Despite the 9-11 Commission's mandate to provide a “full and complete accounting” of the attacks of September 11, many key points were omitted from the final report. One of these important omissions attempted to cover up the role of Pakistan and whether or not Pakistani intelligence helped to fund the 9-11 attacks.
Ties between Washington DC and the Pakistani intelligence agency, the ISI have been documented in media reports before and after the September 11th attacks. In March 2001, Pakistani regional expert and member of the Woodrow Wilson International Center for Scholars, Selig Harrisson, said “the CIA still has close links with the Pakistani intelligence service ISI.” Just one day before the attacks, a Pakistani newspaper in Islamabad reported that the head of the ISI was meeting with unspecified members of the Pentagon, National Security Council, and CIA Director George Tenet.
On May 18th, 2002 the Washington Post reported that:
"On the morning of Sept. 11, Porter Goss and Bob Graham were having breakfast with a Pakistani general named Mahmud Ahmed -- the soon-to-be-sacked head of Pakistan's intelligence service. Ahmed ran a spy agency notoriously close to Osama bin Laden and the Taliban."
Specific details of that meeting have still not been released and may never have been recorded.
In 2001, various media outlets (CNN, Fox News, ABC, and AP) reported that $100,000 was wired from Pakistan to Mohammed Atta, the 9-11 lead hijacker.

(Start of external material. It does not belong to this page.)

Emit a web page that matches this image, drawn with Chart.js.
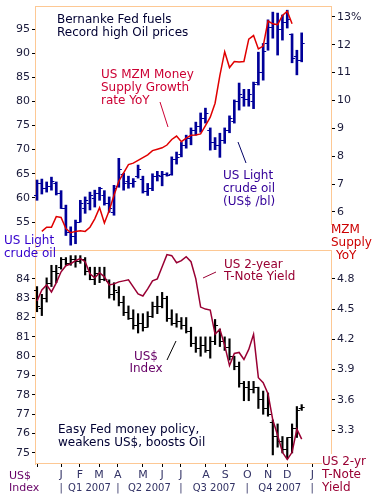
<!DOCTYPE html>
<html>
<head>
<meta charset="utf-8">
<script src="https://cdn.jsdelivr.net/npm/chart.js@4.4.0/dist/chart.umd.min.js"></script>
<style>
  body { margin: 0; background: #fff; }
  #wrap { position: relative; width: 372px; height: 501px; overflow: hidden; font-family: 'DejaVu Sans', Verdana, sans-serif; }
  canvas { position: absolute; left: 0; }
  #topChart { top: 0; }
  #bottomChart { top: 250px; }
  .lbl { position: absolute; font-size: 12px; line-height: 13px; white-space: nowrap; }
  .sm { font-size: 11px; line-height: 12px; }
</style>
</head>
<body>
<div id="wrap">
  <canvas id="topChart" width="372" height="250"></canvas>
  <canvas id="bottomChart" width="372" height="251"></canvas>

  <div class="lbl" style="left:57px;top:13px;color:#000033">Bernanke Fed fuels<br>Record high Oil prices</div>
  <div class="lbl" style="left:101px;top:68px;color:#cc0033">US MZM Money<br>Supply Growth<br>rate YoY</div>
  <div class="lbl" style="left:223px;top:169px;color:#330099">US Light<br>crude oil<br>(US$ /bl)</div>
  <div class="lbl" style="left:4px;top:234px;color:#3300cc">US Light<br>crude oil</div>
  <div class="lbl" style="left:331px;top:223px;color:#cc0000">MZM<br>Supply<br><span style="padding-left:5px">YoY</span></div>

  <div class="lbl" style="left:224px;top:258px;line-height:12px;color:#990033">US 2-year<br>T-Note Yield</div>
  <div class="lbl" style="left:121px;top:350px;width:50px;text-align:center;line-height:12px;color:#660066">US$<br>Index</div>
  <div class="lbl" style="left:58px;top:423px;color:#000033">Easy Fed money policy,<br>weakens US$, boosts Oil</div>
  <div class="lbl sm" style="left:9px;top:470px;color:#660066">US$<br>Index</div>
  <div class="lbl" style="left:322px;top:455px;line-height:13px;color:#990033">US 2-yr<br>T-Note<br>Yield</div>
</div>

<script>
// weekly bars, week 0 = end of Nov 2006
const oilOpen  = [60.5,63.0,62.0,62.5,63.0,61.0,58.0,53.0,52.0,55.0,58.0,59.0,60.0,61.0,60.5,59.0,57.0,62.5,65.0,63.5,63.0,64.5,64.0,61.5,62.0,64.5,64.5,65.0,65.0,68.0,69.0,71.0,72.5,74.0,75.0,76.5,74.0,71.5,71.0,72.0,74.0,76.0,80.0,81.0,80.5,80.0,84.0,86.0,92.0,95.5,96.0,95.0,96.5,94.0,89.5,88.5];
const oilHigh  = [63.7,63.9,63.3,64.3,63.3,61.5,58.5,54.0,55.4,59.5,60.2,61.2,61.6,62.2,61.5,60.2,62.6,68.2,65.1,64.5,64.0,66.8,64.5,63.0,65.0,65.5,65.5,65.2,68.5,69.5,71.5,73.0,74.5,75.7,77.6,78.6,74.5,72.5,73.4,74.5,77.0,80.3,83.8,82.5,82.5,84.0,90.2,92.0,96.9,98.5,98.3,97.9,98.9,94.0,90.6,94.2];
const oilLow   = [59.5,60.8,61.2,61.6,60.6,57.8,52.2,50.2,50.5,55.0,56.8,57.5,58.1,59.5,58.5,57.0,56.4,62.2,61.6,62.0,62.2,64.1,61.0,60.5,61.5,63.5,62.5,64.5,64.7,67.0,68.5,70.3,71.0,73.0,73.6,75.5,69.9,70.0,68.4,71.3,73.5,75.5,78.2,79.0,79.0,78.5,83.4,84.4,90.6,93.1,89.6,92.7,95.2,88.0,85.5,88.2];
const oilClose = [63.0,62.0,62.5,63.5,61.0,58.0,53.0,52.0,55.0,59.0,59.5,60.5,61.0,62.0,59.0,58.0,62.0,66.0,63.0,63.0,63.5,66.0,61.5,62.0,64.5,64.8,65.0,64.8,68.0,68.5,71.0,72.5,74.0,75.0,76.5,77.5,71.5,71.0,72.0,74.0,76.5,80.0,81.5,80.5,81.5,83.5,86.0,90.5,95.5,96.0,95.0,96.5,97.0,89.0,88.5,92.0];

const mzmWeek  = [1,2,3,4,5,6,7,8,9,10,11,12,13,14,15,16,17,18,19,20,21,22,23,24,25,26,27,28,29,30,31,32,33,34,35,36,37,38,39,40,41,42,43,44,45,46,47,48,49,50,51,52,53];
const mzmValue = [5.3,5.45,5.45,5.83,5.8,5.4,5.25,5.3,5.32,5.3,5.45,5.75,6.15,5.6,6.05,6.6,7.1,7.4,7.7,7.75,7.85,7.95,8.05,8.2,8.25,8.3,8.4,8.6,8.72,8.52,8.65,8.75,8.76,8.8,9.1,9.4,9.9,10.9,11.75,11.18,11.4,11.38,11.4,12.2,12.33,11.85,11.95,12.85,12.75,12.72,13.05,13.2,12.75];

const usdOpen  = [83.4,82.5,83.0,83.8,84.4,84.6,85.0,84.8,85.0,84.9,85.0,84.4,84.0,84.3,84.0,83.9,83.2,83.3,82.8,82.3,82.0,81.6,81.7,81.5,82.1,82.6,82.6,83.0,82.0,81.7,81.8,81.6,81.3,80.7,80.4,80.6,80.3,80.8,81.3,80.8,80.5,80.0,79.5,78.6,78.4,78.3,78.4,77.8,77.3,76.6,75.9,75.6,75.2,75.8,76.3,77.3];
const usdHigh  = [83.6,83.2,84.05,84.7,84.7,85.1,85.1,85.2,85.2,85.2,85.1,84.6,84.6,84.6,84.6,83.95,83.8,83.6,83.1,82.6,82.4,82.2,82.2,82.3,82.8,83.1,83.3,83.1,82.4,82.2,82.0,82.0,81.5,81.0,81.0,81.0,81.0,81.9,81.4,81.0,80.9,80.0,79.7,78.7,78.7,78.7,78.4,78.2,78.1,76.7,76.5,75.85,75.8,76.5,77.4,77.5];
const usdLow   = [82.3,82.1,82.8,83.6,83.8,84.5,84.7,84.7,84.6,84.8,84.2,83.95,83.7,83.8,83.9,83.0,82.9,82.6,82.1,81.9,81.4,81.2,81.3,81.5,82.0,82.2,82.5,81.8,81.6,81.5,81.4,81.2,80.5,80.2,80.0,80.2,79.9,80.6,80.5,80.3,79.8,79.3,78.4,77.7,77.7,78.1,77.3,77.0,76.9,74.9,75.3,75.0,74.7,75.0,75.8,77.2];
const usdClose = [82.6,83.0,83.8,84.4,84.3,85.0,84.8,85.0,84.9,85.0,84.4,84.0,84.3,84.0,84.0,83.2,83.4,82.8,82.3,82.0,81.6,81.7,81.5,82.1,82.6,82.6,83.0,82.0,81.7,81.8,81.6,81.3,80.7,80.4,80.6,80.3,80.8,81.6,80.8,80.5,80.0,79.5,78.6,78.4,78.3,78.4,77.8,77.3,77.0,75.9,75.6,75.2,75.8,76.3,77.2,77.4];

const yieldValue = [4.58,4.69,4.74,4.67,4.76,4.87,4.93,4.95,4.98,5.0,4.97,4.85,4.81,4.86,4.82,4.74,4.75,4.77,4.78,4.79,4.72,4.65,4.63,4.7,4.78,4.8,4.92,5.04,5.03,4.96,4.98,5.02,4.97,4.8,4.52,4.5,4.49,4.25,4.3,4.14,3.94,4.06,4.07,4.0,4.1,4.25,3.82,3.77,3.66,3.4,3.25,3.08,3.01,3.08,3.31,3.21];

// axis ticks
const oilTicks   = [55, 60, 65, 70, 75, 80, 85, 90, 95];
const mzmTicks   = [6, 7, 8, 9, 10, 11, 12, 13];
const usdTicks   = [75, 76, 77, 78, 79, 80, 81, 82, 83, 84];
const yieldTicks = [3.3, 3.6, 3.9, 4.2, 4.5, 4.8];
const monthTicks  = [0, 5.0, 8.9, 12.9, 16.8, 22.0, 26.0, 29.9, 35.1, 39.1, 43.7, 48.0, 52.0, 57.2];
const monthLabels = ['', 'J', 'F', 'M', 'A', 'M', 'J', 'J', 'A', 'S', 'O', 'N', 'D', 'J'];
const quarterEdges  = [5.0, 16.8, 29.9, 43.7, 57.2];
const quarterLabels = ['Q1 2007', 'Q2 2007', 'Q3 2007', 'Q4 2007'];

const FONT = "'DejaVu Sans', Verdana, sans-serif";
const FRAME = '#fdc894';
const TICKCOL = '#1a1a3a';
Chart.defaults.font.family = FONT;
Chart.defaults.animation = false;

const weekIdx = oilHigh.map((_, i) => i);

// open tick on the left, close tick on the right of every bar
const ohlcTicks = {
  id: 'ohlcTicks',
  afterDatasetDraw(chart, args) {
    const ds = chart.data.datasets[args.index];
    if (!ds.openVals) return;
    const ctx = chart.ctx;
    const ys = chart.scales[ds.yAxisID];
    ctx.save();
    ctx.strokeStyle = ds.backgroundColor;
    ctx.lineWidth = 1;
    ctx.beginPath();
    args.meta.data.forEach((bar, i) => {
      const yo = Math.round(ys.getPixelForValue(ds.openVals[i])) + 0.5;
      const yc = Math.round(ys.getPixelForValue(ds.closeVals[i])) + 0.5;
      ctx.moveTo(bar.x - 3, yo); ctx.lineTo(bar.x, yo);
      ctx.moveTo(bar.x, yc); ctx.lineTo(bar.x + 3, yc);
    });
    ctx.stroke();
    ctx.restore();
  }
};

// frame lines, pointer lines and quarter row
const decor = {
  id: 'decor',
  afterDraw(chart, args, opts) {
    const ctx = chart.ctx;
    const a = chart.chartArea;
    ctx.save();
    ctx.strokeStyle = FRAME;
    ctx.lineWidth = 1;
    ctx.beginPath();
    if (opts.topLine) { ctx.moveTo(a.left, a.top + 0.5); ctx.lineTo(a.right, a.top + 0.5); }
    // right frame stops short of the corner label
    ctx.moveTo(a.right - 0.5, a.top); ctx.lineTo(a.right - 0.5, a.bottom - opts.rightCut);
    if (opts.bottomCut !== undefined) {
      ctx.moveTo(a.left, a.bottom - 0.5); ctx.lineTo(a.right - opts.bottomCut, a.bottom - 0.5);
    }
    ctx.stroke();
    (opts.pointers || []).forEach(p => {
      ctx.strokeStyle = p.color;
      ctx.beginPath();
      ctx.moveTo(p.from[0], p.from[1]);
      ctx.lineTo(p.to[0], p.to[1]);
      ctx.stroke();
    });
    if (opts.quarters) {
      const xs = chart.scales.x;
      const y = a.bottom + 24;
      ctx.fillStyle = '#333366';
      ctx.font = '10px ' + FONT;
      ctx.textAlign = 'center';
      ctx.textBaseline = 'middle';
      quarterEdges.forEach(v => ctx.fillText('|', xs.getPixelForValue(v), y));
      quarterLabels.forEach((q, i) => {
        const mid = (quarterEdges[i] + quarterEdges[i + 1]) / 2;
        ctx.fillText(q, xs.getPixelForValue(mid), y);
      });
    }
    ctx.restore();
  }
};

function yAxis(pos, min, max, ticks, width, fmt) {
  return {
    position: pos, min: min, max: max,
    afterBuildTicks: s => { s.ticks = ticks.map(v => ({ value: v })); },
    afterFit: s => { s.width = width; s.paddingTop = 0; s.paddingBottom = 0; },
    grid: { drawOnChartArea: false, drawTicks: true, tickLength: 3, color: '#000000' },
    border: { display: pos === 'left', color: FRAME },
    ticks: { color: TICKCOL, font: { size: 11 }, padding: 2, callback: fmt || (v => v) }
  };
}

const xMin = -0.42, xMax = 61.3;

new Chart(document.getElementById('topChart'), {
  type: 'bar',
  data: {
    datasets: [{
      type: 'line',
      data: mzmValue.map((v, i) => ({ x: mzmWeek[i], y: v })),
      yAxisID: 'y2',
      borderColor: '#e00000',
      borderWidth: 1.5,
      pointRadius: 0,
      tension: 0,
      order: 0
    }, {
      data: weekIdx.map(i => ({ x: i, y: [oilLow[i], oilHigh[i]] })),
      openVals: oilOpen,
      closeVals: oilClose,
      yAxisID: 'y',
      backgroundColor: '#000099',
      barThickness: 2,
      borderWidth: 0,
      borderSkipped: false,
      order: 1
    }]
  },
  options: {
    responsive: false,
    layout: { padding: { top: 6, bottom: 3, left: 0, right: 0 } },
    plugins: {
      legend: { display: false }, tooltip: { enabled: false },
      decor: {
        topLine: true,
        rightCut: 22,
        pointers: [
          { color: '#cc0033', from: [160, 102], to: [168, 127] },
          { color: '#000066', from: [238, 142], to: [246, 163] }
        ]
      }
    },
    scales: {
      x: { type: 'linear', min: xMin, max: xMax, offset: false, display: false },
      y: yAxis('left', 49.82, 99.77, oilTicks, 35),
      y2: yAxis('right', 4.74, 13.39, mzmTicks, 40, v => v === 13 ? '13%' : v)
    }
  },
  plugins: [ohlcTicks, decor]
});

new Chart(document.getElementById('bottomChart'), {
  type: 'bar',
  data: {
    datasets: [{
      type: 'line',
      data: yieldValue.map((v, i) => ({ x: i, y: v })),
      yAxisID: 'y2',
      borderColor: '#990033',
      borderWidth: 1.5,
      pointRadius: 0,
      tension: 0,
      order: 0
    }, {
      data: weekIdx.map(i => ({ x: i, y: [usdLow[i], usdHigh[i]] })),
      openVals: usdOpen,
      closeVals: usdClose,
      yAxisID: 'y',
      backgroundColor: '#000000',
      barThickness: 1.5,
      borderWidth: 0,
      borderSkipped: false,
      order: 1
    }]
  },
  options: {
    responsive: false,
    layout: { padding: { top: 0, bottom: 0, left: 0, right: 0 } },
    plugins: {
      legend: { display: false }, tooltip: { enabled: false },
      decor: {
        topLine: true,
        quarters: true,
        rightCut: 10,
        bottomCut: 10,
        pointers: [
          { color: '#990033', from: [203, 28], to: [216, 22] },
          { color: '#000000', from: [167, 110], to: [176, 91] }
        ]
      }
    },
    scales: {
      x: {
        type: 'linear', min: xMin, max: xMax, offset: false,
        afterBuildTicks: s => { s.ticks = monthTicks.map(v => ({ value: v })); },
        afterFit: s => { s.height = 37; s.paddingLeft = 0; s.paddingRight = 0; },
        grid: { drawOnChartArea: false, drawTicks: true, tickLength: 3, color: '#000000', offset: false },
        border: { display: false },
        ticks: {
          color: '#333366', font: { size: 11 }, padding: 2,
          autoSkip: false, maxRotation: 0,
          callback: (v, i) => monthLabels[i]
        }
      },
      y: yAxis('left', 74.43, 85.49, usdTicks, 35),
      y2: yAxis('right', 2.964, 5.086, yieldTicks, 40, v => v.toFixed(1))
    }
  },
  plugins: [ohlcTicks, decor]
});
</script>
</body>
</html>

A "senior law enforcement source" told CNN that the paymaster was believed to be Ahmed Omar Saeed Sheikh, who was working for the Pakistani ISI at the time.
Several media outlets reported in 2002 that the US government believed Saeed Sheikh to be an asset of the ISI, and that senior ISI officers knew him well. Also reported was the allegation by Indian intelligence that General Mahmud Ahmed ordered the wire transfer and that Indian intelligence claimed they had assisted the FBI during the investigation. Various mainstream Indian papers reported this in 2001 along with a mainstream Pakistani newspaper. In the West - the Wall Street Journal and Agence France Press picked up on the story in October.